Marc Fesneau : "La gestion de l’eau en France est vertueuse et durable"

Louis DELATRONCHETTE et Stéphane VERNAY, Ouest France.

En pleine canicule, alors que plusieurs départements font face à des restrictions de prélèvement d’eau, Marc Fesneau, le ministre de l’Agriculture et de la Souveraineté alimentaire, soutient le modèle des « bassines », comme celle de Sainte-Soline. Il revient aussi pour Ouest-France sur les objectifs de la France en matière de réutilisation des eaux usées, sur les pesticides et donne sa position concernant les OGM.

Ouest France : À court terme, quelles sont les premières conséquences de la canicule sur l’agriculture ?

Marc Fesneau : Pour l’instant, difficile d’évaluer l’impact. Les cultures moissonnées à l’automne sont susceptibles d’être touchées (maïs, tournesol…) et dans le même temps, les récoltes moissonnées en été sont correctes.

Les maraîchages pourraient subir le contrecoup des fortes chaleurs puisque, à partir d’une certaine température les plantes ne poussent plus. La production laitière des élevages peut également baisser, par exemple en période de forte chaleur les vaches produisent jusqu’à 20 à 30 % de lait en moins…

Concernant le stockage de l’eau pour l’agriculture, soutenez-vous toujours le modèle des « bassines » comme à Sainte-Soline ?

Oui. Je rappelle, encore une fois, qu’il s’agit de réserves de substitution et non de « bassines », même si c’est le terme qui s’impose couramment.

On parle de réserves de 10 à 20 hectares de superficie, autorisées par la réglementation et confirmées par la justice. Le lac de Serre-Ponçon, dans les Hautes-Alpes, créé en 1959 pour produire de l’électricité et irriguer la Provence, c’est 2 800 hectares ! Pourtant, aujourd’hui, personne ne songerait à remettre en question la nécessité et l’utilité de cet ouvrage.

Sur les « bassines », il faut dépassionner le débat et se référer à la science.

À Sainte-Soline, on parle de nappes phréatiques de surfaces. Le protocole qui permet de créer ces réserves vise à éviter de pomper dans la nappe l’été. Avec des engagements des agriculteurs sur la réduction des prélèvements.

Selon les modélisations du bureau de recherches géologiques et minières (BRGM), les prélèvements en été passeraient de 14,8 millions de m3 actuellement à 5,9 en 2025, en pompant 6,8 millions de m3 en hiver pour stocker l’eau quand elle est disponible.

C’est un modèle vertueux qui incite le monde agricole à la sobriété : on utilisera moins d’eau en s’appuyant sur des réserves faites à des moments de disponibilité de la ressource.

Que pensez-vous du « convoi de l’eau », ces opposants aux bassines qui marchent des Deux-Sèvres jusqu’à Paris ?

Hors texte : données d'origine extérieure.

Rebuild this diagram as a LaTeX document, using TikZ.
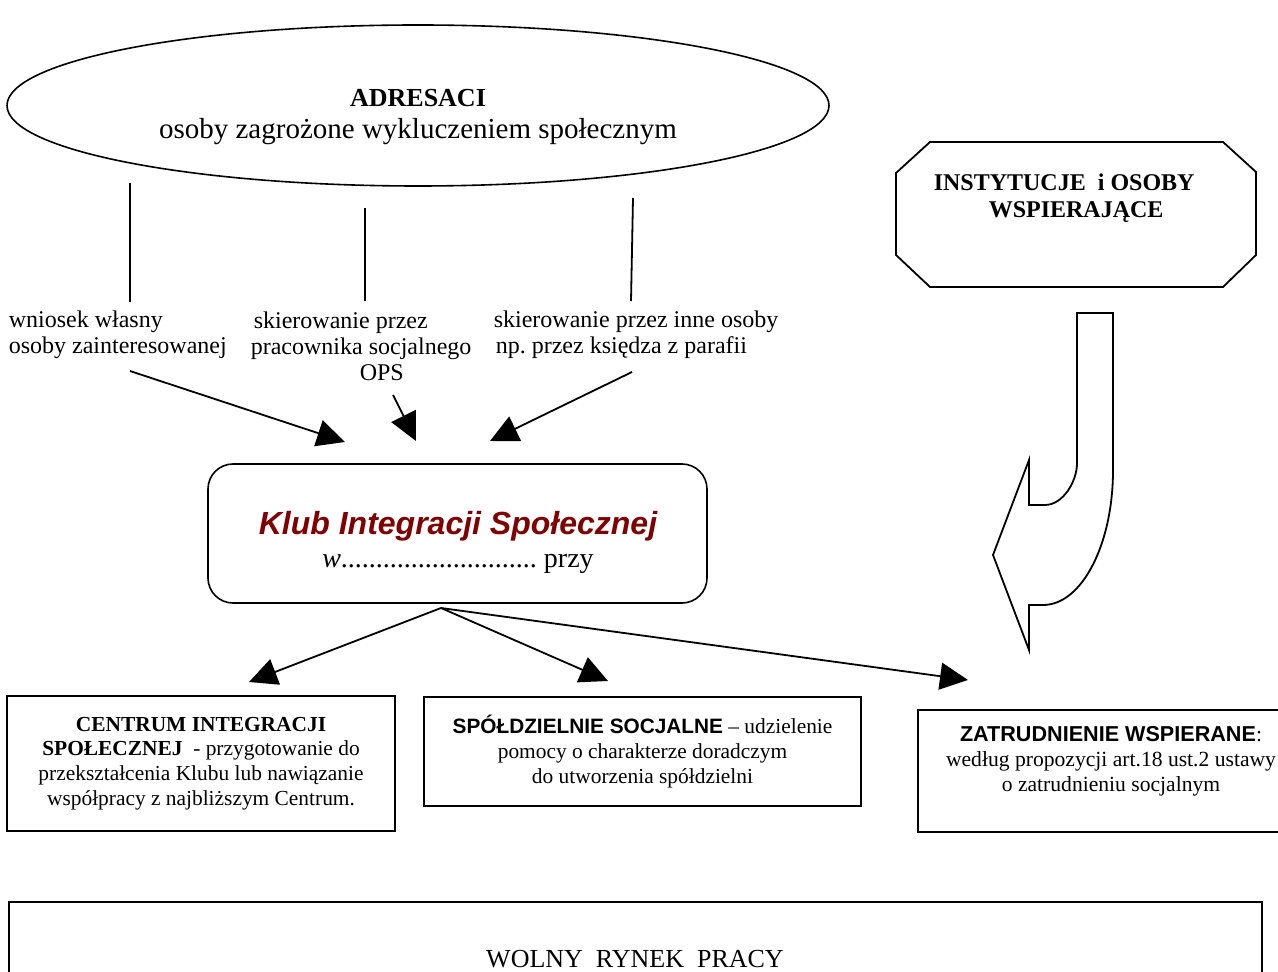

Si la démarche permet de redire la réalité des choses, c’est très bien. Ce n’est possible qu’à trois conditions. Un, le débat doit s’appuyer sur ce que nous dit la science. Deux, aucune violence n’est tolérable. Trois, il faut sortir de tout dogme, les questions complexes ne peuvent pas être traitées par des réponses simplistes.

Je vois les arguments des tenants de la décroissance totale, mais il s’agit aussi de nourrir l’ensemble de la population.

Dans un monde marqué aussi par des dérèglements géopolitiques, où l’on se sert de l’alimentation comme arme de guerre et avec des années à venir de grand stress de production du fait du dérèglement climatique, on ne peut pas retourner aux systèmes vivriers d’antan.

C’est le localisme qui a produit les grandes famines du passé, dont nous ne sommes sortis que très récemment en Europe. Ce modèle n’est plus en vigueur où que ce soit dans le monde. Promouvoir le local, bien sûr, mais l’autarcie est une impasse.